Chinese scientists have announced the successful creation of two cloned monkeys, representing a major advance in cloning practice and potentially opening the way for a revolution in animal-model lab research.
The monkeys, long-tailed macaques called Zhong Zhong and Hua Hua, are described in the journal Cell by a team led by Qiang Sun, director of the Nonhuman Primate Research Facility at the Chinese Academy of Sciences Institute of Neuroscience.
The animals were cloned using a technique called somatic cell nuclear transfer (SCNT). This was the method used to create Dolly the sheep, the first successfully lab-cloned mammal, in 1996.
Since then, it has been successfully used to clone other species, including mice and cows, but primates have remained stubbornly resistant.
SCNT involves removing the nucleus from an egg cell and replacing it with another derived from differentiated body cells. The implant then determines the animal that develops. Because it is theoretically possible to implant the same genetic information infinite number of times, it is therefore possible to produce (again, theoretically) an infinite number of identical animals – providing a perfect standardised cohort for medical research.
There have been several previous attempts to clone primates using SCNT, but all failed. Zhong Zhong and Hua Hua were created using fibroblasts, cells normally found in connective tissue. The key achievement of Sun’s team, however, was discovering how to introduce epigenetic modulators into the nucleus – effectively allowing the scientists to switch on and off the genes that control, or inhibit, embryo development.

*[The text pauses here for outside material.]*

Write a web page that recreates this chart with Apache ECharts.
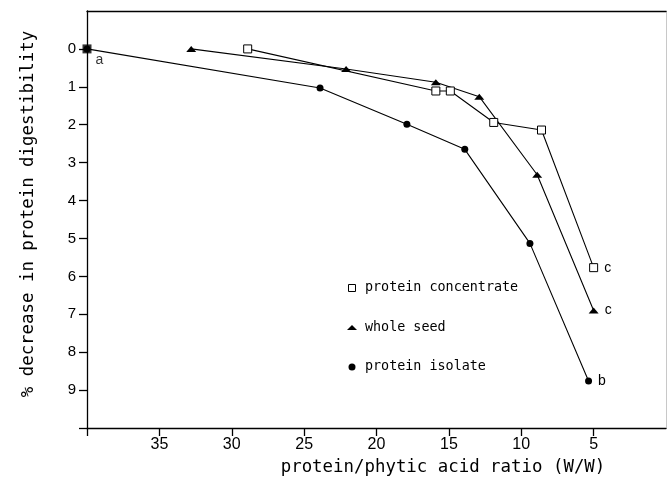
<!DOCTYPE html>
<html>
<head>
<meta charset="utf-8">
<script src="https://cdn.jsdelivr.net/npm/echarts@6/dist/echarts.min.js"></script>
<style>html,body{margin:0;padding:0;background:#fff;}#c{width:667px;height:477px;}</style>
</head>
<body>
<div id="c"></div>
<script>
// ---- data (x = protein/phytic acid ratio, y = % decrease in protein digestibility)
const seriesNames = ['protein concentrate', 'whole seed', 'protein isolate'];
const concentrate = [[28.9, 0], [15.9, 1.11], [14.9, 1.11], [11.9, 1.94], [8.6, 2.14], [5.0, 5.77]];
const wholeSeed   = [[32.8, 0], [22.1, 0.53], [15.9, 0.88], [12.9, 1.26], [8.9, 3.32], [5.0, 6.9]];
const isolate     = [[40, 0], [23.9, 1.03], [17.9, 1.99], [13.9, 2.65], [9.4, 5.13], [5.35, 8.76]];
const control     = [[40, 0]];
const endLetters  = { concentrate: 'c', wholeSeed: 'c', isolate: 'b', control: 'a' };
const xTickValues  = [40, 35, 30, 25, 20, 15, 10, 5];
const xLabelValues = [35, 30, 25, 20, 15, 10, 5];
const yTickValues  = [0, 1, 2, 3, 4, 5, 6, 7, 8, 9, 10];
const yLabelValues = [0, 1, 2, 3, 4, 5, 6, 7, 8, 9];
const xTitle = 'protein/phytic acid ratio (W/W)';
const yTitle = '% decrease in protein digestibility';

const MONO = '"DejaVu Sans Mono", "Liberation Mono", monospace';
const SANS = '"Liberation Sans", Arial, sans-serif';

function withEndLabel(arr, letter) {
  return arr.map((p, i) => i === arr.length - 1
    ? { value: p, label: { show: true, formatter: letter, position: 'right', distance: 6,
        color: '#000', fontFamily: SANS, fontSize: 14 } }
    : p);
}

const chart = echarts.init(document.getElementById('c'), null, { renderer: 'canvas' });
const axisLineStyle = { color: '#000', width: 1.3 };
chart.setOption({
  animation: false,
  backgroundColor: '#fff',
  grid: { left: 87, right: 1, top: 11, bottom: 49, outerBoundsMode: 'none' },
  xAxis: [{
    type: 'value', inverse: true, min: 0, max: 40, interval: 5, position: 'bottom',
    axisLine: { show: true, lineStyle: axisLineStyle, onZero: false },
    axisTick: { show: true, inside: false, length: 8, lineStyle: axisLineStyle, customValues: xTickValues },
    axisLabel: { show: true, customValues: xLabelValues, margin: 9, color: '#000', fontFamily: SANS, fontSize: 16 },
    splitLine: { show: false }
  }, {
    type: 'value', inverse: true, min: 0, max: 40, position: 'top',
    axisLine: { show: true, lineStyle: { color: '#000', width: 1.3 }, onZero: false },
    axisTick: { show: false }, axisLabel: { show: false }, splitLine: { show: false }
  }],
  yAxis: [{
    type: 'value', inverse: true, min: -1, max: 10, interval: 1, position: 'left',
    axisLine: { show: true, lineStyle: axisLineStyle, onZero: false },
    axisTick: { show: true, inside: false, length: 8, lineStyle: axisLineStyle, customValues: yTickValues },
    axisLabel: { show: true, customValues: yLabelValues, margin: 11, color: '#000', fontFamily: SANS, fontSize: 15 },
    splitLine: { show: false }
  }, {
    type: 'value', inverse: true, min: -1, max: 10, position: 'right',
    axisLine: { show: true, lineStyle: { color: '#c8c8c8', width: 1 }, onZero: false },
    axisTick: { show: false }, axisLabel: { show: false }, splitLine: { show: false }
  }],
  legend: {
    orient: 'vertical', left: 347, top: 280, padding: 0,
    itemWidth: 10, itemHeight: 7, itemGap: 23.5, symbolKeepAspect: true,
    textStyle: { color: '#000', fontFamily: MONO, fontSize: 13.4, lineHeight: 16, padding: [0, 0, 0, 3] },
    data: [
      { name: seriesNames[0], icon: 'path://M0,0L10,0L10,10L0,10Z',
        itemStyle: { color: '#fff', borderColor: '#000', borderWidth: 1 } },
      { name: seriesNames[1], icon: 'path://M5,0L10,5L0,5Z', itemStyle: { color: '#000', borderWidth: 0 } },
      { name: seriesNames[2], icon: 'circle', itemStyle: { color: '#000', borderWidth: 0 } }
    ]
  },
  series: [{
    name: seriesNames[0], type: 'line', data: withEndLabel(concentrate, endLetters.concentrate),
    symbol: 'rect', symbolSize: 8,
    itemStyle: { color: '#fff', borderColor: '#000', borderWidth: 1 },
    lineStyle: { color: '#000', width: 1.1 }, z: 3
  }, {
    name: seriesNames[1], type: 'line', data: withEndLabel(wholeSeed, endLetters.wholeSeed),
    symbol: 'triangle', symbolSize: [10, 6],
    itemStyle: { color: '#000', borderWidth: 0 },
    lineStyle: { color: '#000', width: 1.1 }, z: 2
  }, {
    name: seriesNames[2], type: 'line', data: withEndLabel(isolate, endLetters.isolate),
    symbol: 'circle', symbolSize: 7,
    itemStyle: { color: '#000', borderWidth: 0 },
    lineStyle: { color: '#000', width: 1.1 }, z: 2
  }, {
    name: 'control', type: 'scatter', symbol: 'rect', symbolSize: 9,
    itemStyle: { color: '#000' }, z: 5,
    data: control.map(p => ({ value: p, label: { show: true, formatter: endLetters.control,
      position: [17, 15.5], align: 'center', verticalAlign: 'middle',
      color: '#000', fontFamily: SANS, fontSize: 14 } }))
  }],
  graphic: [{
    type: 'text', x: 443, y: 467,
    style: { text: xTitle, font: '17.4px ' + MONO, fill: '#000', align: 'center', verticalAlign: 'middle' }
  }, {
    type: 'text', x: 28, y: 214, rotation: Math.PI / 2,
    style: { text: yTitle, font: '17.4px ' + MONO, fill: '#000', align: 'center', verticalAlign: 'middle' }
  }]
});
</script>
</body>
</html>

The fibroblasts used to make the monkeys was obtained from macaque foetal tissue. The team also tried the same technique using adult cells, in which the resulting embryos were carried to term, but died only hours after birth.
“We tried several different methods, but only one worked,” says Sun. “There was much failure before we found a way to successfully clone a monkey.”
Success in part was improved through practice. As well as the complex business of enabling the fusion of egg and nucleic matter, and the introduction of the epigenetic tools, the whole procedure turned out to be heavily dependent on the speed and dexterity of the scientists.
“The SCNT procedure is rather delicate, so the faster you do it, the less damage to the egg you have,” says co-author Mu-ming Poo.
“It takes a lot of practice. Not everybody can do the enucleation and cell fusion process quickly and precisely, and it is likely that the optimisation of transfer procedure greatly helped us to achieve this success.”
Strictly speaking, Zhong Zhong and Hua Hua, are not the first cloned monkeys in history. In 1999, a rhesus monkey called Tetra was made by a team from Oregon in the US. However, the technique used was a far simpler one, called embryo splitting, which often happens naturally, creating twins, and is inherently restricted to only one reproduction.
With SCNT, the number of genetically identical Zhong Zhongs and Hua Huas is potentially unlimited.